これを油脂の酸化または酸敗・変敗と言います。この過程でヒドロキシペルオキシどやその分解物のアルデヒドなどは有毒であり、そy区中毒の原因になります。
過去の事例
最初の大規模な食中毒は1964年。大阪府など2府3件で発生しました。メーカーの即席焼きそばで69名が下痢、吐き気、嘔吐、頭痛、脱力感などの症状が出ました。その後も即席ラーメンやせんべい、ポテトチップスによる中毒が見られました。
しかし、現在は脱酸素剤や包装技術が目覚ましく発展しており大幅にその件数が減少しています。2008〜2017年の10年間で2件(87名)となっています。
ダイオキシン類
ダイオキシン類とはポリ塩化ジベンゾジオキシンとポリ塩化ジベンゾフラン、コプラナーPCB(二つのベンゼン環が同じ平面上にあるPCB(ポリ塩化ビフェニル)。PCBの中でも特に毒性が強い)のこと。
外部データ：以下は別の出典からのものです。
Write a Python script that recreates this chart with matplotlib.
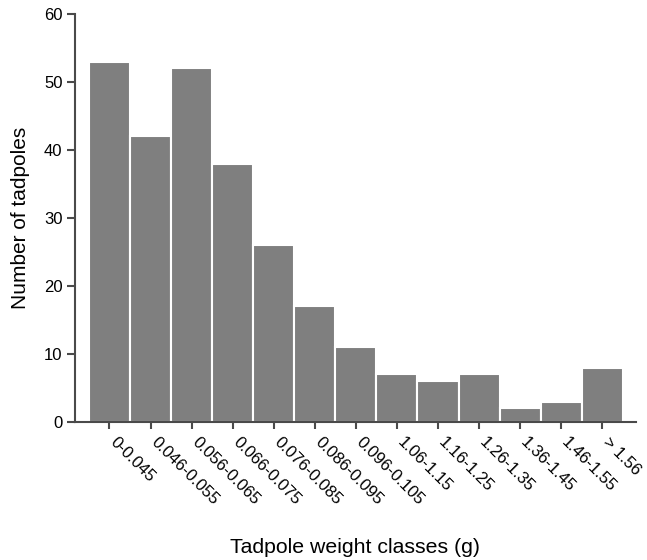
"""Tadpole weight class histogram (bar chart)."""

import matplotlib
matplotlib.use("Agg")
import matplotlib.pyplot as plt
from matplotlib.transforms import ScaledTranslation

weight_classes = [
    "0-0.045", "0.046-0.055", "0.056-0.065", "0.066-0.075", "0.076-0.085",
    "0.086-0.095", "0.096-0.105", "1.06-1.15", "1.16-1.25", "1.26-1.35",
    "1.36-1.45", "1.46-1.55", "> 1.56",
]
counts = [53, 42, 52, 38, 26, 17, 11, 7, 6, 7, 2, 3, 8]
y_ticks = [0, 10, 20, 30, 40, 50, 60]

plt.rcParams["font.family"] = ["Liberation Sans", "DejaVu Sans"]
AXIS_COLOR = "#4a4a4a"

fig = plt.figure(figsize=(6.47, 5.60), dpi=100)
ax = fig.add_axes([0.1159, 0.2464, 0.867, 0.7286])

x = range(len(counts))
ax.bar(x, counts, width=1.0, color="#7f7f7f", edgecolor="white", linewidth=1.5)

ax.set_xlim(-0.84, len(counts) - 0.18)
ax.set_ylim(0, 60)
ax.set_yticks(y_ticks)
ax.set_xticks(list(x))
ax.tick_params(axis="y", labelsize=12, length=6, width=1.5, color=AXIS_COLOR, pad=3)
ax.tick_params(axis="x", length=5, width=1.5, color=AXIS_COLOR, pad=4)
ax.set_xticklabels(weight_classes, rotation=-45, ha="left", va="top",
                   rotation_mode="anchor", fontsize=12)

# nudge the slanted labels right of their ticks, as in the original
shift = ScaledTranslation(6 / 72, 0, fig.dpi_scale_trans)
for lbl in ax.get_xticklabels():
    lbl.set_transform(lbl.get_transform() + shift)

for side in ("top", "right"):
    ax.spines[side].set_visible(False)
for side in ("left", "bottom"):
    ax.spines[side].set_color(AXIS_COLOR)
    ax.spines[side].set_linewidth(1.5)

ax.set_ylabel("Number of tadpoles", fontsize=15, labelpad=10)
fig.text(0.549, 0.006, "Tadpole weight classes (g)", fontsize=15.3, ha="center", va="bottom")

fig.savefig("out.png", dpi=100)
plt.close(fig)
ダイオキシン類は非常に安定な物質であり、環境中で分解されにくく残留する傾向にあります。発生源はゴミや産業廃棄物の焼却炉で発生量の半分以上を占め、残りは製鋼用電気炉、タバコの煙、自動車の排出ガスなど。また有機塩素系農薬に不純物として含まれていたことも。
ヒトへの影響
実験動物に対して強い急性毒性、発がん性、催奇形性、免疫毒性など。環境中や食品中には微量しか含まれておらず、ヒトにおけるリスクは限定的と考えられています。
なおダイオキシンの一日摂取量はTDI(耐容一日摂取量)である「4pg−TEQ/kg体重/日」を超えたことはありません。魚介類からの摂取量が最も多いと考えられています。
※TEQ: Toxic Equivalency Quantity「毒性等量」。毒性が明らかになっている29種類のダイオキシン類について、最も毒性の強い2,3,7,8-テトラクロロジベンゾジオキシンの毒性を1とした時の値
予防対策
ダイオキシン類は300〜400℃の塩素源があれば焼却時に生成、800℃以上では分解。
現在では800℃で2秒以上燃焼でき、排ガスを200℃いかに急冷できることが焼却炉に定められています。これにより焼却炉由来の1997年と比べて2015年にはダイオキシンの発生量が100分の1程度になっています。なお、総発生量もこの間で70分の1程度になっています。